Exclusive: Karr's Mother Tried to Kill Him, Family Friend Says
ATLANTA, Aug. 21, 2006 — -- The mother of the suspect in JonBenet Ramsey's murder tried to kill him when he was only a baby, a family friend told ABC News.
John Karr's mother, Patricia Elaine Adcock "made a big round donut [of kindling] and put him in the middle of it," said George McCrary, 76, who said he has known Karr's father, Wexford Karr, for 40 years.
"She just boxed the little baby in and tried to light it," McCrary said. John's older brother Michael "came running in just before she got the flame to the flammable material," McCrary added.
McCrary said that Adcock was later committed to a mental institution and is now deceased. Attempts by ABC News to reach immediate members of the Karr family were unsuccessful.
McCrary told ABC News he was speaking independently.
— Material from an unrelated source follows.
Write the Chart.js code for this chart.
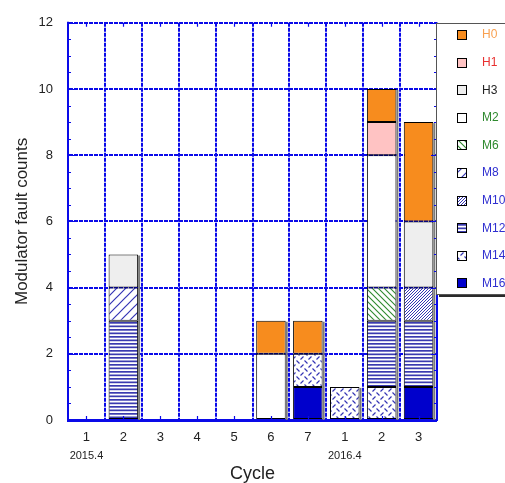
<!DOCTYPE html>
<html>
<head>
<meta charset="utf-8">
<script src="https://cdn.jsdelivr.net/npm/chart.js@4.4.1/dist/chart.umd.min.js"></script>
<style>
  html, body { margin: 0; padding: 0; background: #fff; overflow: hidden; }
</style>
</head>
<body>
<canvas id="c" width="505" height="483"></canvas>
<script>
// Cycle numbers along the x axis, with the run period written under the first cycle of each run
const cycles  = ['1', '2', '3', '4', '5', '6', '7', '1', '2', '3'];
const periods = ['2015.4', '', '', '', '', '', '', '2016.4', '', ''];
const yMin = 0, yMax = 12, yStep = 2;

// Fault counts per modulator, one value per cycle
const H0  = [0, 0, 0, 0, 0, 1, 1, 0, 1, 3];
const H1  = [0, 0, 0, 0, 0, 0, 0, 0, 1, 0];
const H3  = [0, 1, 0, 0, 0, 0, 0, 0, 0, 2];
const M2  = [0, 0, 0, 0, 0, 2, 0, 0, 4, 0];
const M6  = [0, 0, 0, 0, 0, 0, 0, 0, 1, 0];
const M8  = [0, 1, 0, 0, 0, 0, 0, 0, 0, 0];
const M10 = [0, 0, 0, 0, 0, 0, 0, 0, 0, 1];
const M12 = [0, 3, 0, 0, 0, 0, 0, 0, 2, 2];
const M14 = [0, 0, 0, 0, 0, 0, 1, 1, 1, 0];
const M16 = [0, 0, 0, 0, 0, 0, 1, 0, 0, 1];

const BLUE = '#0a0ae8';
const FONT = 'Arial, "Liberation Sans", sans-serif';

const canvas = document.getElementById('c');
const ctx0 = canvas.getContext('2d');

// Small repeating tiles used as hatch fills
function tile(w, h, bg, draw) {
  const t = document.createElement('canvas');
  t.width = w; t.height = h;
  const g = t.getContext('2d');
  g.fillStyle = bg; g.fillRect(0, 0, w, h);
  draw(g, w, h);
  return ctx0.createPattern(t, 'repeat');
}
function slash(s, color, lw) {           // "/" hatching
  return tile(s, s, '#fff', (g) => {
    g.strokeStyle = color; g.lineWidth = lw;
    g.beginPath();
    g.moveTo(-1, s + 1); g.lineTo(s + 1, -1);
    g.moveTo(-1, 1); g.lineTo(1, -1);
    g.moveTo(s - 1, s + 1); g.lineTo(s + 1, s - 1);
    g.stroke();
  });
}
function backslash(s, color, lw) {       // "\" hatching
  return tile(s, s, '#fff', (g) => {
    g.strokeStyle = color; g.lineWidth = lw;
    g.beginPath();
    g.moveTo(-1, -1); g.lineTo(s + 1, s + 1);
    g.moveTo(s - 1, -1); g.lineTo(s + 1, 1);
    g.moveTo(-1, s - 1); g.lineTo(1, s + 1);
    g.stroke();
  });
}
const fillM6  = backslash(6, '#2f8a2f', 1.1);
const fillM8  = slash(9, '#3535b5', 1.2);
const fillM10 = slash(3, '#3535b5', 1);
const fillM12 = tile(7, 7, '#fff', (g, w) => {
  g.fillStyle = '#3a3ab0';
  g.fillRect(0, 0, w, 1.7);
  g.fillRect(0, 3.5, w, 1.7);
});
const fillM14 = tile(8, 8, '#fff', (g) => {
  g.strokeStyle = '#3535b5'; g.lineWidth = 1.2;
  g.beginPath();
  g.moveTo(0.5, 0.5); g.lineTo(3.5, 3.5);
  g.moveTo(4.5, 7.5); g.lineTo(7.5, 4.5);
  g.stroke();
});

// Stack order is bottom to top; the key lists them top to bottom
const series = [
  { name: 'M16', data: M16, fill: '#0000cc', text: '#2f2fd0' },
  { name: 'M14', data: M14, fill: fillM14,   text: '#2f2fd0' },
  { name: 'M12', data: M12, fill: fillM12,   text: '#2f2fd0' },
  { name: 'M10', data: M10, fill: fillM10,   text: '#2f2fd0' },
  { name: 'M8',  data: M8,  fill: fillM8,    text: '#2f2fd0' },
  { name: 'M6',  data: M6,  fill: fillM6,    text: '#2f8a2f' },
  { name: 'M2',  data: M2,  fill: '#ffffff', text: '#2f8a2f' },
  { name: 'H3',  data: H3,  fill: '#eeeeee', text: '#222222' },
  { name: 'H1',  data: H1,  fill: '#ffc3c3', text: '#e8302f' },
  { name: 'H0',  data: H0,  fill: '#f78c1e', text: '#f8a050' },
];

const datasets = series.map(s => ({
  label: s.name,
  data: s.data.map(v => (v > 0 ? v : null)),
  backgroundColor: s.fill,
  borderColor: '#000',
  borderWidth: 1,
  borderSkipped: false,
  categoryPercentage: 0.8,
  barPercentage: 1.0,
  textColor: s.text,
}));

// Grey edge to the right of each stacked column
const columnEdge = {
  id: 'columnEdge',
  afterDatasetsDraw(chart) {
    const ctx = chart.ctx;
    const y = chart.scales.y;
    ctx.save();
    ctx.fillStyle = '#7a7a7a';
    for (let j = 0; j < cycles.length; j++) {
      let topY = null, xR = null;
      chart.data.datasets.forEach((ds, i) => {
        if (ds.data[j] == null) return;
        const el = chart.getDatasetMeta(i).data[j];
        if (topY === null || el.y < topY) topY = el.y;
        xR = el.x + el.width / 2;
      });
      if (topY === null) continue;
      const base = y.getPixelForValue(0);
      ctx.fillRect(xR, topY + 1, 2, base - topY - 1);
    }
    ctx.restore();
  }
};

// Axis lines, inward tick marks, period labels and the key
const frame = {
  id: 'frame',
  afterDraw(chart) {
    const ctx = chart.ctx;
    const { left, right, top, bottom } = chart.chartArea;
    const { x, y } = chart.scales;
    ctx.save();
    ctx.strokeStyle = BLUE;
    ctx.lineWidth = 2;
    ctx.beginPath();
    ctx.moveTo(left, top - 1); ctx.lineTo(left, bottom + 1); ctx.lineTo(right, bottom + 1);
    ctx.moveTo(right, top); ctx.lineTo(right, bottom + 1);
    ctx.stroke();

    ctx.lineWidth = 1.2;
    ctx.beginPath();
    for (let v = yMin; v <= yMax + 1e-9; v += yStep / 4) {
      const py = Math.round(y.getPixelForValue(v)) + 0.5;
      const len = Math.abs(v % yStep) < 1e-9 ? 6 : 3;
      ctx.moveTo(left, py); ctx.lineTo(left + len, py);
      ctx.moveTo(right - len, py); ctx.lineTo(right, py);
    }
    for (let i = 0; i < cycles.length; i++) {
      const px = Math.round(x.getPixelForValue(i)) + 0.5;
      ctx.moveTo(px, bottom); ctx.lineTo(px, bottom - 4);
      ctx.moveTo(px, top); ctx.lineTo(px, top + 4);
    }
    ctx.stroke();

    // run period under the first cycle of each run
    ctx.fillStyle = '#222';
    ctx.font = '11px ' + FONT;
    ctx.textAlign = 'center';
    ctx.textBaseline = 'middle';
    periods.forEach((p, i) => {
      if (p) ctx.fillText(p, x.getPixelForValue(i), 456);
    });

    // key box with drop shadow
    const bx = 436, by = 23, bw = 90, bh = 271;
    ctx.fillStyle = '#2a2a2a';
    ctx.fillRect(bx + 3, by + 3, bw, bh);
    ctx.fillStyle = '#fff';
    ctx.fillRect(bx, by, bw, bh);
    ctx.strokeStyle = '#555';
    ctx.lineWidth = 1;
    ctx.strokeRect(bx + 0.5, by + 0.5, bw, bh);

    const rows = chart.data.datasets.slice().reverse();
    ctx.font = '12px ' + FONT;
    ctx.textAlign = 'left';
    rows.forEach((ds, k) => {
      const cy = 35 + k * 27.6;
      ctx.fillStyle = ds.backgroundColor;
      ctx.fillRect(457, Math.round(cy) - 5, 10, 10);
      ctx.strokeStyle = '#000';
      ctx.strokeRect(457.5, Math.round(cy) - 4.5, 9, 9);
      ctx.fillStyle = ds.textColor;
      ctx.fillText(ds.label, 482, cy);
    });
    ctx.restore();
  }
};

new Chart(canvas, {
  type: 'bar',
  data: { labels: cycles, datasets },
  plugins: [columnEdge, frame],
  options: {
    responsive: false,
    animation: false,
    events: [],
    layout: { padding: { left: 0, top: 20, right: 68, bottom: 0 } },
    plugins: { legend: { display: false }, tooltip: { enabled: false } },
    scales: {
      x: {
        stacked: true,
        grid: { color: BLUE, lineWidth: 2, drawTicks: false, offset: true },
        border: { display: true, color: BLUE, width: 2, dash: [4, 1] },
        ticks: { color: '#222', font: { family: FONT, size: 13 }, padding: 10, maxRotation: 0, autoSkip: false },
        title: { display: true, text: 'Cycle', color: '#222', font: { family: FONT, size: 18, lineHeight: 1 }, padding: { top: 0, bottom: 0 } },
        afterFit(s) { s.height = 63; }
      },
      y: {
        stacked: true,
        min: yMin, max: yMax,
        grid: { color: BLUE, lineWidth: 2, drawTicks: false },
        border: { display: true, color: BLUE, width: 2, dash: [4, 1] },
        ticks: { stepSize: yStep, color: '#222', font: { family: FONT, size: 13 }, padding: 15 },
        title: { display: true, text: 'Modulator fault counts', color: '#222', font: { family: FONT, size: 17, lineHeight: 1 }, padding: { top: 14, bottom: 0 } },
        afterFit(s) { s.width = 68; }
      }
    }
  }
});
</script>
</body>
</html>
While he has been a close friend and confidante of Wexford Karr for four decades, McCrary said he has not spoken to him since news broke last week of John's apparent confession to killing JonBenet Ramsey in 1996.
"I am doing this because I love John and I love the family and I want people to know that while he certainly has some serious problems, John is a good human being and I love him and I will stand by him," McCrary said.
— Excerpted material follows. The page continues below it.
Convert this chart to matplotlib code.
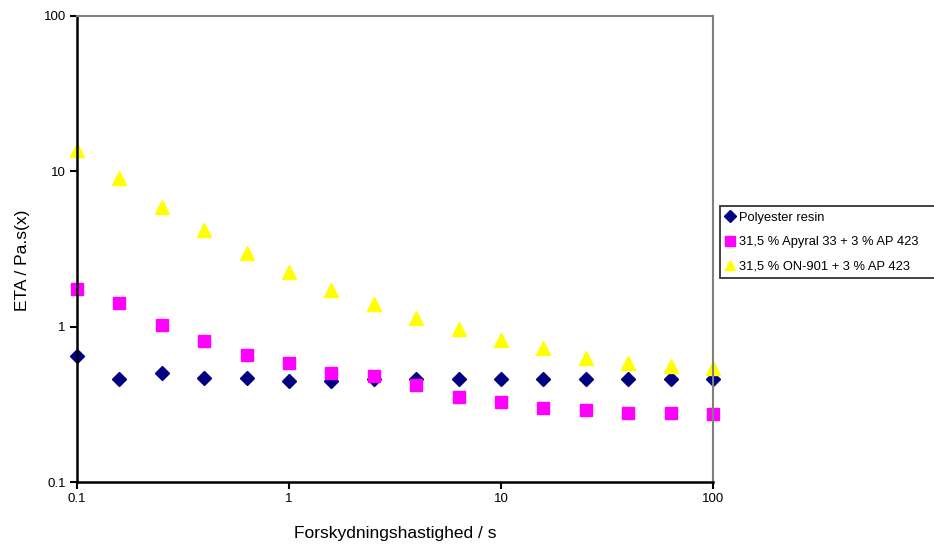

In a series of exclusive interviews over two days, McCrary painted an enigmatic portrait of a brilliant and amiable but troubled young man whose romantic relationships and fixations were explosive, emotionally charged and disturbing.
"From the time his mother tried to kill him -- he's been out-and-out paranoid that someone's going to try and kill him or take advantage of him," McCrary said. "He needs a psychiatrist worse than anyone I've ever met in my life."
McCrary said he doesn't know whether or not Karr killed Ramsey, as Karr has reportedly confessed, but he believes Karr is a pedophile haunted by a possessive need to "own" the girls and the women he fixates on, McCrary said.
McCrary said he met Wexford Karr in 1965, when both men were beginning careers in the construction industry. The son of a deacon from Hamilton, Ala., the elder Karr moved to Atlanta after World War II and began a construction and real estate business and was very active in his church, McCrary said.